Challenges and Considerations for Crypto Enthusiasts
While the promise of on-chain credit scoring is substantial, several challenges remain. Privacy concerns persist despite advances in zero-knowledge proofs and selective disclosure mechanisms; users must weigh the benefits of improved access against potential risks to their data sovereignty. Additionally, score manipulation, such as wash trading or orchestrated repayment histories, remains a threat that protocols must mitigate through robust anomaly detection and multi-factor analysis.
Furthermore, the integration of off-chain signals (e. g. , real-world income or identity) introduces new vectors for centralization and regulatory scrutiny. Projects like Reputation DAO are experimenting with hybrid models that balance transparency with compliance, but the optimal blend is still an open question for DeFi architects.

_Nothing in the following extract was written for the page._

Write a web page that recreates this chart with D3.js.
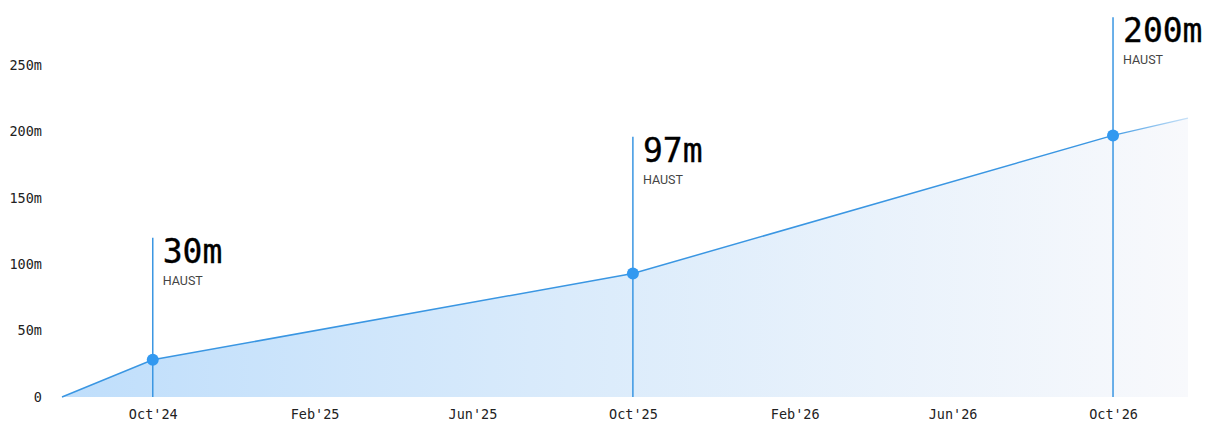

What’s Next? The Road Ahead for Decentralized Credit Bureaus
The next wave of innovation will likely focus on composability, enabling users to leverage their crypto credit scores across borrowing, insurance, governance participation, and even employment within DAOs. As protocols like DeCredit push toward eliminating collateral requirements altogether by combining on- and off-chain data in decentralized oracles, we may see DeFi lending rival traditional finance not just in accessibility but also in sophistication.

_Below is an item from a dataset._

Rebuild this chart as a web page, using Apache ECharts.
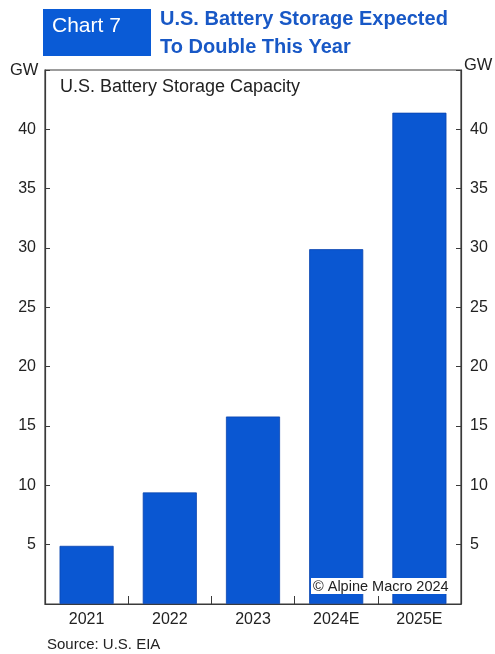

Top Real-World Use Cases of On-Chain Credit Bureaus in DeFi
-
Under-Collateralized and Uncollateralized Lending: Platforms like RociFi use Non-Fungible Credit Scores (NFCS) to enable borrowers with strong on-chain reputations to access loans with reduced or no collateral requirements, unlocking capital efficiency in DeFi lending.
-
Dynamic Interest Rate and Leverage Adjustments: Protocols such as Creditlink analyze on-chain behavior to assign credit scores, allowing lenders to tailor interest rates and leverage based on borrower risk profiles, optimizing returns and reducing defaults.
-
Cross-Protocol Credit Portability: DeCredit builds decentralized credit oracles that aggregate on-chain and off-chain data, enabling users to carry their creditworthiness across multiple DeFi protocols and ecosystems for seamless borrowing experiences.
-
Bridging DeFi and Traditional Finance: Reputation DAO allows users to leverage real-world identity and financial data in smart contracts, facilitating access to DeFi loans for those with established off-chain credit histories.
-
Automated, Transparent Risk Assessment: TrueFi combines on-chain and off-chain data to generate crypto-native credit scores, enabling automated and transparent risk evaluation for institutional and retail lenders.

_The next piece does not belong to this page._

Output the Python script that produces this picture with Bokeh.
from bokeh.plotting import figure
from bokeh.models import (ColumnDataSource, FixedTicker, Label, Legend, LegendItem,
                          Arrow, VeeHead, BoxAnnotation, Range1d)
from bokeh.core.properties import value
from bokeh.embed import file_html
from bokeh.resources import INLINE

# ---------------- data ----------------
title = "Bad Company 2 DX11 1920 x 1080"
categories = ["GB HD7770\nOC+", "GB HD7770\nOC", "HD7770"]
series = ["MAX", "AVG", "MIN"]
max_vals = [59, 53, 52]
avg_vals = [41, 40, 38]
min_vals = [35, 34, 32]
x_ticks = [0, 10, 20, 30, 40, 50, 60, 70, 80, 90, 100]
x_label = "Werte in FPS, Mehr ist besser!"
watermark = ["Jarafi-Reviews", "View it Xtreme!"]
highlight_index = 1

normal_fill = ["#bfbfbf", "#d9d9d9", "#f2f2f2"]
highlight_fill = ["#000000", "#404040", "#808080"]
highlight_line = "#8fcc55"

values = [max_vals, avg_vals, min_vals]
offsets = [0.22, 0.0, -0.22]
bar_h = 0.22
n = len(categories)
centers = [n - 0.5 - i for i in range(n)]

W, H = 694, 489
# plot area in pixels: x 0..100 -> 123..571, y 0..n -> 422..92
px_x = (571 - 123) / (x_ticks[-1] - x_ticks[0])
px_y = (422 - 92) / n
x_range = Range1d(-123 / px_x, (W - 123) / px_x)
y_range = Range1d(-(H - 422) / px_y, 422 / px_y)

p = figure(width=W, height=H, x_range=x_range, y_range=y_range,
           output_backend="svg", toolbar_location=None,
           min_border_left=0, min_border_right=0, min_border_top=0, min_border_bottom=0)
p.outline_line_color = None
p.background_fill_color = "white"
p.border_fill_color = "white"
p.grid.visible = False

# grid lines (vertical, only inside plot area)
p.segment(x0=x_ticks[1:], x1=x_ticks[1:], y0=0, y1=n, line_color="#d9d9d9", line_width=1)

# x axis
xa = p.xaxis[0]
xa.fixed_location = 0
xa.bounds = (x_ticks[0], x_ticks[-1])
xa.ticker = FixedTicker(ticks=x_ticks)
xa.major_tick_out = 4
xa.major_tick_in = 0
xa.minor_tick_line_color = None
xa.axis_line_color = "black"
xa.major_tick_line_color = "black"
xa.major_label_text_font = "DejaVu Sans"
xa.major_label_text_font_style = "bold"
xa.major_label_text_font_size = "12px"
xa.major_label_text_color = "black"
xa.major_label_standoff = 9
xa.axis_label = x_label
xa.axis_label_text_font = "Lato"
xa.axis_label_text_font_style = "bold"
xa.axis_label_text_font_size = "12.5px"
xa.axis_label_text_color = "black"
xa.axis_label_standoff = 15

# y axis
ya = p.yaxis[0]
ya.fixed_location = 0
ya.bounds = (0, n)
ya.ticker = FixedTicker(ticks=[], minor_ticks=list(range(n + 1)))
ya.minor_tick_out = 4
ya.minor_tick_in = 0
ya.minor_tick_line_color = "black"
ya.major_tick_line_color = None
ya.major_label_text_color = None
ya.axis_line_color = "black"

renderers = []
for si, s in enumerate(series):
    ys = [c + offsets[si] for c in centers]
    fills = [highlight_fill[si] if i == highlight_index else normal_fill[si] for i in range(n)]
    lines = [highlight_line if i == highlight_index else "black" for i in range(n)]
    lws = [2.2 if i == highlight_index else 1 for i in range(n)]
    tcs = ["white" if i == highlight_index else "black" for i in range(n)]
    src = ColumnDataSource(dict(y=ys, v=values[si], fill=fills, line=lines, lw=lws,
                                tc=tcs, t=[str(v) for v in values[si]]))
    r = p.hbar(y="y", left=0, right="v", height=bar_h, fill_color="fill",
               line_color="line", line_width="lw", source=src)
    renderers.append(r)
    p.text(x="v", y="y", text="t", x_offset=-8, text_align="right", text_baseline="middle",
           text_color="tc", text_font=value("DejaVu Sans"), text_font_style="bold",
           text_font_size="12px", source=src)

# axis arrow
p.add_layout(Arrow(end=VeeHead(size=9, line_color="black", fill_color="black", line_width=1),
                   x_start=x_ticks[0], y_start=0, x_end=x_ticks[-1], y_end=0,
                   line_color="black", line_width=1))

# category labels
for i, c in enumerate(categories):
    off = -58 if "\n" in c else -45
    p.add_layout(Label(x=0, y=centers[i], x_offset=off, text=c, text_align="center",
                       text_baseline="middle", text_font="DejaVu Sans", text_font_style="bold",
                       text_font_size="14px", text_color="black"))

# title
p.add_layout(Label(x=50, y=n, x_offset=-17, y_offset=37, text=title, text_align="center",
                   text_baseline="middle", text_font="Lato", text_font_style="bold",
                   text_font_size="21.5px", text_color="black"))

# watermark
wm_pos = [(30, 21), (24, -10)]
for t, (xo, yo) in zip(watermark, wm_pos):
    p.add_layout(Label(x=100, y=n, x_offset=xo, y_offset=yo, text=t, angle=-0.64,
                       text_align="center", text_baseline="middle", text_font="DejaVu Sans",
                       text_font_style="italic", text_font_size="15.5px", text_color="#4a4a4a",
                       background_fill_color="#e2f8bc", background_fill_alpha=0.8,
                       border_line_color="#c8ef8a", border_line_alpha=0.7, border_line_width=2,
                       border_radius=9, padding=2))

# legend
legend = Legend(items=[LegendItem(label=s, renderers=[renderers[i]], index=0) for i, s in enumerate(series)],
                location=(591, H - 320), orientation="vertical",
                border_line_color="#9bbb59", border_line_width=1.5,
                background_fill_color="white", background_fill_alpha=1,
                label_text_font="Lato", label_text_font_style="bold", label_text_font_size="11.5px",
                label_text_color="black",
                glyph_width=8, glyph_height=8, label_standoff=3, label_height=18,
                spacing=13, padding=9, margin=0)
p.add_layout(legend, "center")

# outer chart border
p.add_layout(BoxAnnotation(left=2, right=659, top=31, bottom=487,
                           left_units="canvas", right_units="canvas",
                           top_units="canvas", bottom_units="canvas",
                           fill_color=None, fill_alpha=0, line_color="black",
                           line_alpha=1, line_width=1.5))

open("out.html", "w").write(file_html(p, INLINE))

For crypto enthusiasts navigating this new paradigm, staying informed about evolving standards and best practices is crucial. Participating in governance decisions around risk parameters or contributing to open-source scoring models can help shape a safer, more inclusive ecosystem.
The bottom line: on-chain credit scoring stands poised to unlock trillions of dollars in latent capital for DeFi by lowering barriers to entry while maintaining rigorous risk controls. As adoption accelerates and methodologies mature, expect decentralized lending markets to become fairer, more transparent, and fundamentally more efficient than ever before.